AIBU to think that he should be told to come back for his safety and that of others, including DH who sees him daily (I'm ill for other reasons and having to stay at home for now).

OP posts:
Ponoka7 · 28/03/2020 17:13

Unfortunately it's all about capacity, unless he's a danger to himself or others.

By the sounds of it he will deteriorate enough to possibly be detained, then have restrictions put on him. But you'll be worried sick until that happens.

It's going to be a extremely stressful time. All you can do is take care of yourself as much as possible.

Melawati · 28/03/2020 17:33

I sympathise, have a DC struggling with MH (through not to the extent your DS is) confined to the house, and it is very difficult trying to balance the needs of all the DC, DH and I.
If someone told him to go back to his accommodation/your town, would he? Because I know this would have little impact on my DC if they were unwell. Perhaps he has been told and is taking no heed? But if you do think it would help, does he have a key worker or care coordinator who could talk to him?
It’s a hugely difficult situation, and sadly whatever course of action is taken, he is probably very vulnerable to the virus.
Is DH managing to see him 600 miles away and maintain social distancing/lockdown? You might have to consider how productive/necessary that contact is vs the risk to DH, you and your other DC.

maggiecate · 28/03/2020 17:53

What a worrying situation for you and your family OP. As you’re probably aware the threshold for detaining someone with mental health issues are high - the police can tell him until they’re blue in the face to go home but they can’t force him if he has capacity.

I know from experience how good some people are at masking the worst of their symptoms but the police will know that as well given how much of their work is now filling the gaps left by proper provision of health care.
I believe the current powers give the authorities the right to detain someone who they believe has the virus and refuses to quarantine but this doesn’t appear to be the case with your son.
The best you can probably do at the moment is keep the lines of communication open so you know where he is and ask the local homeless and mental health outreach organisations and the police to keep an eye out for him.

Molly175 · 28/03/2020 18:18

Thank you all for your replies and for sharing experiences.

DS only went off yesterday, so situation is still fluid. A big problem is that our local Council might take away his emergency accommodation here if he's away much longer.

DS, because of his lifestyle, is at risk of Coronavirus and of spreading it, as you say Melawati (and I hope that things setttle down for your family - very tricky times).

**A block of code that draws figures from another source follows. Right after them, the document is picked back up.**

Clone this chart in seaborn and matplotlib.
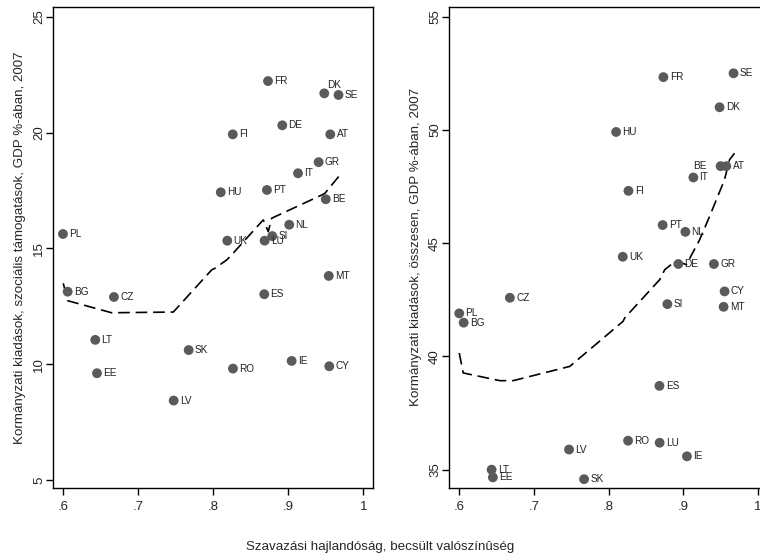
import matplotlib
matplotlib.use("Agg")
import matplotlib.pyplot as plt
import seaborn as sns
import pandas as pd

sns.set_style("white")
plt.rcParams['font.family'] = ['Liberation Sans', 'DejaVu Sans']

# ---- data ----
countries_l = ["FR", "DK", "SE", "DE", "FI", "AT", "GR", "IT", "HU", "PT", "BE", "NL",
               "PL", "SI", "UK", "LU", "MT", "BG", "ES", "CZ", "LT", "SK", "IE", "CY",
               "RO", "EE", "LV"]
turnout_l = [0.873, 0.948, 0.967, 0.892, 0.826, 0.956, 0.9405, 0.913, 0.810, 0.8716, 0.950, 0.9013,
             0.5996, 0.8787, 0.8187, 0.8685, 0.954, 0.6059, 0.868, 0.6676, 0.6427, 0.7672, 0.9045, 0.9547,
             0.8263, 0.645, 0.7472]
social_l = [22.22, 21.69, 21.62, 20.31, 19.92, 19.92, 18.72, 18.24, 17.42, 17.52, 17.12, 16.02,
            15.62, 15.53, 15.33, 15.33, 13.81, 13.13, 13.02, 12.90, 11.05, 10.61, 10.14, 9.91,
            9.81, 9.61, 8.43]

fit_x_l = [0.600, 0.6059, 0.6645, 0.7467, 0.7979, 0.8023, 0.8179, 0.8223, 0.8667, 0.8733,
           0.8779, 0.9445, 0.949, 0.969]
fit_y_l = [13.49, 12.74, 12.22, 12.25, 14.07, 14.14, 14.50, 14.64, 16.23, 15.72,
           16.30, 17.30, 17.38, 18.17]

countries_r = ["SE", "FR", "DK", "HU", "BE", "AT", "IT", "FI", "PT", "NL", "UK", "DE", "GR",
               "CY", "CZ", "SI", "MT", "PL", "BG", "ES", "RO", "LU", "LV", "IE", "LT", "EE", "SK"]
turnout_r = [0.9672, 0.8733, 0.9485, 0.810, 0.9499, 0.9575, 0.9134, 0.8265, 0.8723, 0.9027, 0.8189,
             0.8933, 0.9409, 0.9552, 0.6678, 0.8786, 0.9539, 0.600, 0.6059, 0.868, 0.826, 0.8683,
             0.747, 0.9048, 0.6433, 0.645, 0.7671]
total_r = [52.50, 52.33, 51.0, 49.91, 48.40, 48.40, 47.90, 47.31, 45.80, 45.50, 44.40,
           44.08, 44.08, 42.87, 42.59, 42.31, 42.19, 41.90, 41.49, 38.70, 36.28, 36.19,
           35.89, 35.59, 35.0, 34.66, 34.58]

fit_x_r = [0.600, 0.6053, 0.6544, 0.6722, 0.748, 0.8193, 0.8215, 0.8684, 0.8751, 0.8862,
           0.8929, 0.904, 0.9218, 0.9351, 0.9551, 0.9618, 0.9685]
fit_y_r = [40.15, 39.27, 38.93, 38.93, 39.56, 41.55, 41.70, 43.39, 43.83, 44.12,
           44.19, 44.05, 45.15, 46.18, 47.80, 48.68, 48.97]

xticks = [0.6, 0.7, 0.8, 0.9, 1.0]
xticklabels = [".6", ".7", ".8", ".9", "1"]
yticks_l = [5, 10, 15, 20, 25]
yticks_r = [35, 40, 45, 50, 55]

ylabel_l = "Kormányzati kiadások, szociális támogatások, GDP %-ában, 2007"
ylabel_r = "Kormányzati kiadások, összesen, GDP %-ában, 2007"
xlabel = "Szavazási hajlandóság, becsült valószínûség"

# label placements (offset in points)
label_off_l = {"DK": (2, 6)}
label_off_r = {"BE": (-20, 0)}

fig = plt.figure(figsize=(7.6, 5.58), dpi=100)
ax1 = fig.add_axes([0.0701, 0.1254, 0.4207, 0.8626])
ax2 = fig.add_axes([0.5912, 0.1254, 0.4190, 0.8626])

dot_color = "#5a5a5a"


def draw(ax, countries, xs, ys, fx, fy, yticks, ylim, ylabel, offs):
    df = pd.DataFrame({"x": xs, "y": ys, "c": countries})
    fit = pd.DataFrame({"x": fx, "y": fy})
    sns.lineplot(data=fit, x="x", y="y", ax=ax, sort=False, estimator=None,
                 color="black", lw=1.2, dashes=False, linestyle=(0, (7, 3.5)))
    sns.scatterplot(data=df, x="x", y="y", ax=ax, s=50, color=dot_color,
                    edgecolor="none", zorder=3)
    for c, x, y in zip(countries, xs, ys):
        dx, dy = offs.get(c, (4.5, 0))
        ax.annotate(c, (x, y), xytext=(dx, dy), textcoords="offset points",
                    ha="left", va="center", fontsize=7.2, color="#222222")
    ax.set_xlim(0.5867, 1.013)
    ax.set_ylim(*ylim)
    ax.set_xticks(xticks)
    ax.set_xticklabels(xticklabels)
    ax.set_yticks(yticks)
    ax.set_yticklabels([str(t) for t in yticks], rotation=90, va="center")
    ax.tick_params(axis="both", direction="out", length=5, width=1, color="black",
                   labelsize=9.5, left=True, bottom=True)
    ax.tick_params(axis="y", pad=1)
    ax.tick_params(axis="x", pad=4)
    ax.set_xlabel("")
    ax.set_ylabel(ylabel, fontsize=9.6, labelpad=5)
    for sp in ax.spines.values():
        sp.set_color("black")
        sp.set_linewidth(1.0)


draw(ax1, countries_l, turnout_l, social_l, fit_x_l, fit_y_l, yticks_l, (4.655, 25.43),
     ylabel_l, label_off_l)
draw(ax2, countries_r, turnout_r, total_r, fit_x_r, fit_y_r, yticks_r, (34.19, 55.44),
     ylabel_r, label_off_r)

fig.text(380 / 760, 1 - 547 / 558, xlabel, ha="center", va="center", fontsize=9.6)

fig.savefig("out.png", dpi=100, facecolor="white")
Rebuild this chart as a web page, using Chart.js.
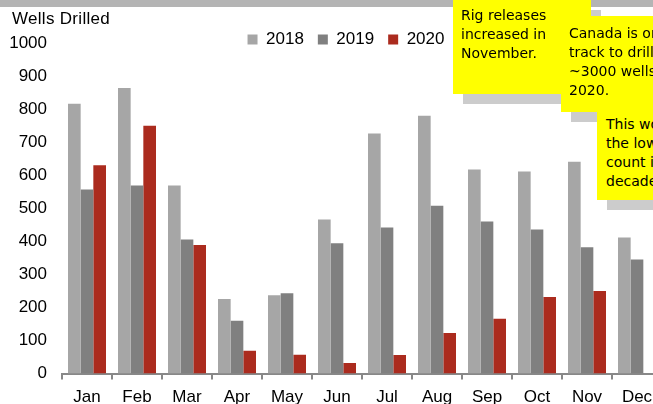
<!DOCTYPE html>
<html>
<head>
<meta charset="utf-8">
<script src="https://cdn.jsdelivr.net/npm/chart.js@4.4.1/dist/chart.umd.min.js"></script>
<style>
  html, body { margin: 0; padding: 0; width: 653px; height: 404px; overflow: hidden; background: #fff; position: relative; }
  #topband { position: absolute; left: 0; top: 0; width: 653px; height: 7px; background: #b4b4b4; }
  #wrap { position: absolute; left: 0; top: 0; width: 670px; height: 416px; }
  #ytitle { position: absolute; left: 12px; top: 9px; font: 17px 'Liberation Sans', Arial, sans-serif; letter-spacing: 0.3px; color: #000; }
  .note { position: absolute; background: #ffff00; font: 14px 'Comic Sans MS', 'DejaVu Sans', sans-serif; line-height: 19px; color: #000; white-space: nowrap; overflow: hidden; box-sizing: border-box; }
  .shadow { position: absolute; background: #cccccc; }
</style>
</head>
<body>
<div id="wrap"><canvas id="chart"></canvas></div>
<div id="topband"></div>
<div id="ytitle">Wells Drilled</div>

<div class="shadow" style="left:463px; top:10px; width:138px; height:94px;"></div>
<div class="note" style="left:453px; top:0px; width:138px; height:94px; padding:6px 0 0 8px;">Rig releases<br>increased in<br>November.</div>

<div class="shadow" style="left:571px; top:26px; width:100px; height:96px;"></div>
<div class="note" style="left:561px; top:16px; width:100px; height:96px; padding:8px 0 0 8px;">Canada is on<br>track to drill<br>~3000 wells in<br>2020.</div>

<div class="shadow" style="left:607px; top:122px; width:60px; height:88px;"></div>
<div class="note" style="left:597px; top:112px; width:60px; height:88px; padding:3px 0 0 9px;">This would be<br>the lowest<br>count in a<br>decade.</div>

<script>
var months = ['Jan', 'Feb', 'Mar', 'Apr', 'May', 'Jun', 'Jul', 'Aug', 'Sep', 'Oct', 'Nov', 'Dec'];
var wells2018 = [816, 864, 569, 226, 237, 466, 726, 780, 617, 611, 641, 412];
var wells2019 = [557, 569, 406, 160, 243, 394, 442, 508, 460, 436, 382, 345];
var wells2020 = [630, 750, 389, 69, 57, 32, 56, 123, 166, 232, 250, null];
var yTicks = [0, 100, 200, 300, 400, 500, 600, 700, 800, 900, 1000];

var fontFamily = "'Liberation Sans', Arial, sans-serif";

// nudge the legend to sit where the original one was
var legendShift = {
  id: 'legendShift',
  beforeDraw: function(chart) {
    var lg = chart.legend;
    if (!lg || lg._shifted) return;
    lg.left += 15;
    lg.right += 15;
    lg.top += 15;
    lg.bottom += 15;
    lg._shifted = true;
  }
};

var ctx = document.getElementById('chart');

var barGraph = new Chart(ctx, {
  type: 'bar',
  data: {
    labels: months,
    datasets: [
      { label: '2018', data: wells2018, backgroundColor: '#a6a6a6' },
      { label: '2019', data: wells2019, backgroundColor: '#808080' },
      { label: '2020', data: wells2020, backgroundColor: '#ab2b1e' }
    ]
  },
  options: {
    responsive: true,
    maintainAspectRatio: false,
    animation: false,
    layout: { padding: { left: 0, right: 8, top: 2, bottom: 0 } },
    datasets: {
      bar: { categoryPercentage: 0.76, barPercentage: 1.0, borderWidth: 0 }
    },
    plugins: {
      tooltip: { enabled: false },
      legend: {
        position: 'top',
        labels: {
          boxWidth: 10,
          boxHeight: 10,
          padding: 14,
          color: '#000',
          font: { family: fontFamily, size: 17 }
        }
      }
    },
    scales: {
      x: {
        grid: { offset: true, drawOnChartArea: false, drawTicks: true, tickLength: 6, color: '#888', lineWidth: 2 },
        border: { color: '#888', width: 2 },
        ticks: { color: '#000', padding: 8, font: { family: fontFamily, size: 17 } }
      },
      y: {
        min: 0,
        max: 1000,
        afterBuildTicks: function(scale) {
          scale.ticks = yTicks.map(function(v) { return { value: v }; });
        },
        afterFit: function(scale) { scale.width = 62; },
        grid: { display: false, drawTicks: false },
        border: { display: false },
        ticks: {
          color: '#000',
          padding: 15,
          font: { family: fontFamily, size: 17 },
          callback: function(value) { return String(value); }
        }
      }
    }
  },
  plugins: [legendShift]
});
</script>
</body>
</html>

DH sees him every day to give him meds etc when he's in the area. I worry about any length of time when he's without his meds, especially given his fragile state.

We're in touch with homeless charities and hostels - we've never met the staff but we know them well. This is oft repeated behaviour on DS's part and when you ask him why he went away, why he then ran out of money, why he then lost any accommodation he might have had, he simply answers 'I don't know'. And I don't think he does.

I am surprised that the fact that he's travelled this far now, and is likely to hop between cheap hotels and travel further hasn't, given the emergency legislation, set alarms bells ringning. Apparently, with the lockdown in the city he's now in, he'll stand out.

OP posts:
maggiecate · 28/03/2020 18:40

In a horrible way it’s not the worst time for this to happen because he will stand out - he won’t be able to get lost in the crowds. He’s also less likely to run into bother in a strange city with the pubs being closed - the ‘usual suspects‘ that would be out looking for trouble of an evening are off the streets too.